4 Responses to “Plastic, Glass, Egg Salad, & Global Warming”

  1. For a failed batch, start with another egg and blend in the “failure” slowly, as if it were just the oil.

    I grew up without experiencing store-bought mayonnaise. Mother always made her own in a Wesson Oil glass churn offered in the 1930s. Her secret ingredient? 1/4 t curry powder. Usually used Tarragon vinegar, as well. I have her churn, and the Wesson Oil churns are still sometimes available on Ebay. Someone else offered a churn back in the 70s, but there must be warehouses full of them somewhere as they were not a success. I believe the Joy of Cooking has a hand-whisked recipe.

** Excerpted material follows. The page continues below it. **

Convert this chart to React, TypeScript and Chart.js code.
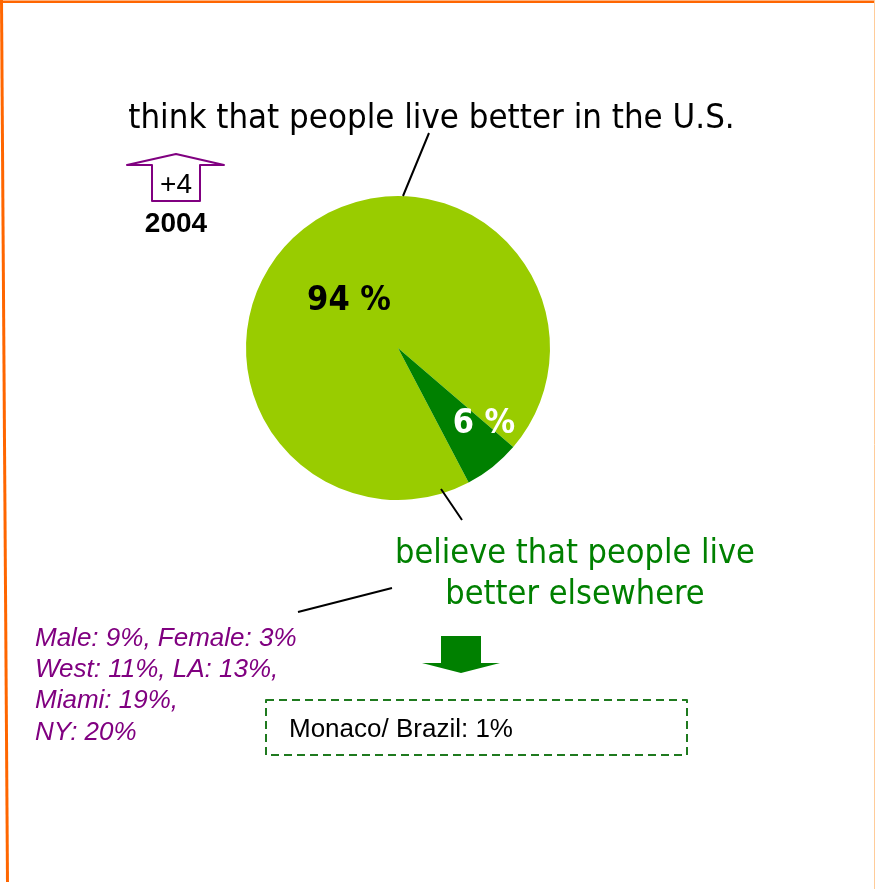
import React, { useEffect, useRef } from "react";
import { Chart, registerables } from "chart.js";

Chart.register(...registerables);

const categories = [
  "think that people live better in the U.S.",
  "believe that people live better elsewhere",
];
const values = [94, 6];
const sliceColors = ["#99CC00", "#008000"];
const labelColors = ["#000000", "#FFFFFF"];
const elsewhereLines = ["believe that people live", "better elsewhere"];
const breakdownLines = [
  "Male: 9%, Female: 3%",
  "West: 11%, LA: 13%,",
  "Miami: 19%,",
  "NY: 20%",
];
const changeText = "+4";
const changeYear = "2004";
const destinationText = "Monaco/ Brazil: 1%";

const W = 875;
const H = 889;

const decor = {
  id: "decor",
  afterDraw(chart: any) {
    const ctx = chart.ctx as CanvasRenderingContext2D;
    const meta = chart.getDatasetMeta(0);
    ctx.save();
    ctx.lineJoin = "round";

    // page frame
    ctx.fillStyle = "#FF6600";
    ctx.fillRect(0, 0.5, W, 2.5);
    ctx.strokeStyle = "#FF6600";
    ctx.lineWidth = 3;
    ctx.beginPath();
    ctx.moveTo(1.5, 0);
    ctx.lineTo(7.5, 882);
    ctx.stroke();
    ctx.strokeStyle = "#FFCC99";
    ctx.lineWidth = 1;
    ctx.beginPath();
    ctx.moveTo(874.5, 0);
    ctx.lineTo(874.5, H);
    ctx.stroke();

    // slice percentage labels
    const placements = [
      { da: -8, rf: 0.444 },
      { da: -9.8, rf: 0.757 },
    ];
    meta.data.forEach((arc: any, i: number) => {
      const p = arc.getProps(["x", "y", "startAngle", "endAngle", "outerRadius"], true);
      const mid = (p.startAngle + p.endAngle) / 2 + (placements[i].da * Math.PI) / 180;
      const r = p.outerRadius * placements[i].rf;
      const x = p.x + Math.cos(mid) * r;
      const y = p.y + Math.sin(mid) * r;
      ctx.font = "bold 34px 'DejaVu Sans Condensed', 'DejaVu Sans', sans-serif";
      ctx.fillStyle = labelColors[i];
      ctx.textAlign = "center";
      ctx.textBaseline = "middle";
      ctx.fillText(`${values[i]} %`, x, y);
    });

    // title
    ctx.textBaseline = "alphabetic";
    ctx.textAlign = "center";
    ctx.fillStyle = "#000000";
    ctx.font = "34.5px 'DejaVu Sans Condensed', 'DejaVu Sans', sans-serif";
    ctx.fillText(categories[0], 431.5, 128);

    // green caption
    ctx.fillStyle = "#008000";
    ctx.font = "34px 'DejaVu Sans Condensed', 'DejaVu Sans', sans-serif";
    ctx.fillText(elsewhereLines[0], 575, 563);
    ctx.fillText(elsewhereLines[1], 575, 604);

    // leader lines
    ctx.strokeStyle = "#000000";
    ctx.lineWidth = 2;
    ctx.beginPath();
    ctx.moveTo(429, 133);
    ctx.lineTo(403, 196);
    ctx.moveTo(441, 489);
    ctx.lineTo(462, 520);
    ctx.moveTo(298, 612);
    ctx.lineTo(392, 588);
    ctx.stroke();

    // purple breakdown text
    ctx.textAlign = "left";
    ctx.fillStyle = "#800080";
    ctx.font = "italic 26px 'Liberation Sans', Arial, sans-serif";
    const bl = [646, 677, 708, 740];
    breakdownLines.forEach((t, i) => ctx.fillText(t, 35, bl[i]));

    // purple up arrow
    ctx.strokeStyle = "#800080";
    ctx.lineWidth = 2;
    ctx.beginPath();
    ctx.moveTo(152, 201);
    ctx.lineTo(152, 165);
    ctx.lineTo(127, 165);
    ctx.lineTo(176, 154);
    ctx.lineTo(224, 165);
    ctx.lineTo(200, 165);
    ctx.lineTo(200, 201);
    ctx.closePath();
    ctx.stroke();
    ctx.fillStyle = "#000000";
    ctx.textAlign = "center";
    ctx.font = "28px 'Liberation Sans', Arial, sans-serif";
    ctx.fillText(changeText, 176, 193);
    ctx.font = "bold 28px 'Liberation Sans', Arial, sans-serif";
    ctx.fillText(changeYear, 176, 232);

    // green down arrow
    ctx.fillStyle = "#008000";
    ctx.beginPath();
    ctx.moveTo(441, 636);
    ctx.lineTo(481, 636);
    ctx.lineTo(481, 663);
    ctx.lineTo(500, 663);
    ctx.lineTo(461, 673);
    ctx.lineTo(422, 663);
    ctx.lineTo(441, 663);
    ctx.closePath();
    ctx.fill();

    // dashed box
    ctx.strokeStyle = "#1F7A1F";
    ctx.lineWidth = 2;
    ctx.setLineDash([8, 5]);
    ctx.strokeRect(266, 700, 421, 55);
    ctx.setLineDash([]);
    ctx.fillStyle = "#000000";
    ctx.textAlign = "left";
    ctx.font = "26px 'Liberation Sans', Arial, sans-serif";
    ctx.fillText(destinationText, 289, 737);

    ctx.restore();
  },
};

export default function App() {
  const ref = useRef<HTMLCanvasElement>(null);
  useEffect(() => {
    document.body.style.margin = "0";
    document.body.style.overflow = "hidden";
    const cx = 398;
    const cy = 348;
    const r = 152;
    const chart = new Chart(ref.current!, {
      type: "pie",
      data: {
        labels: categories,
        datasets: [
          {
            data: values,
            backgroundColor: sliceColors,
            borderWidth: 0,
            hoverOffset: 0,
          },
        ],
      },
      options: {
        responsive: false,
        animation: false,
        rotation: 152.3,
        layout: {
          padding: {
            left: cx - r,
            right: W - (cx + r),
            top: cy - r,
            bottom: H - (cy + r),
          },
        },
        plugins: {
          legend: { display: false },
          tooltip: { enabled: false },
          title: { display: false },
        },
      },
      plugins: [decor],
    });
    return () => chart.destroy();
  }, []);
  return (
    <div style={{ width: W, height: H, background: "#fff" }}>
      <canvas ref={ref} width={W} height={H} style={{ display: "block" }} />
    </div>
  );
}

  2. Hi Beth! What a great post, and I really enjoyed reading everyone else’s insight as well! The only thing that kept me from making my own homemade mayo was the salmonella risk. I’m going to try this though! Thanks for all of the inspiration and hard work! I know its not easy going plastic free, and I’m trying to purchase less! ( I have a deep love of my Tupperware, but its not just used one and thrown away) I will ban plastic zipper bags in my house once this last box is finished. There are only so many times you can wash and reuse them before they fall apart or are no longer air tight! I look forward to your posts and sharing what I’ve learned!

  3. Erin — The reusable glass bottles require fuel to transport back for refilling. As I recall, there was a study done to determine if they are more environmentally-sound than plastic, and the result was that they are only if they are reused a certain minimum number of times. But I’m sorry, I don’t remember that number. Maybe someone else could look it up?

    John — you wrote, “Zero Waste, Sustainability and Renewable Energy are my interests and these stand as good activities independent of Global Warning, true or false.” I’m with you there. And homemade egg salad is in line with those values too! 🙂

    Anonymous — Are you my dad?

    Diane — you are right. It would be nice for someone to do a definitive study of plastic vs. glass (a studied no funded by the plastic or glass industries) but minimizing all types of packaging would be helpful regardless of the results!

    ckutler — yes, like Anna’s, my vinegar and oil come in glass, and I can obtain dry mustard from a bulk bin once the plastic container is used up. But if you don’t have access to non-plastic containers, then simply buying fewer ingredients in larger sizes and mixing up condiments from scratch will cut down on the number of plastic containers over all, no?

    Anna — I am woefully behind on reading blogs, but I just checked out your tomato sauce post. What fun. I was almost ready to order my own tomato press until you mentioned the cleanup. Feh. That’s the reason I rarely use my soy milk maker.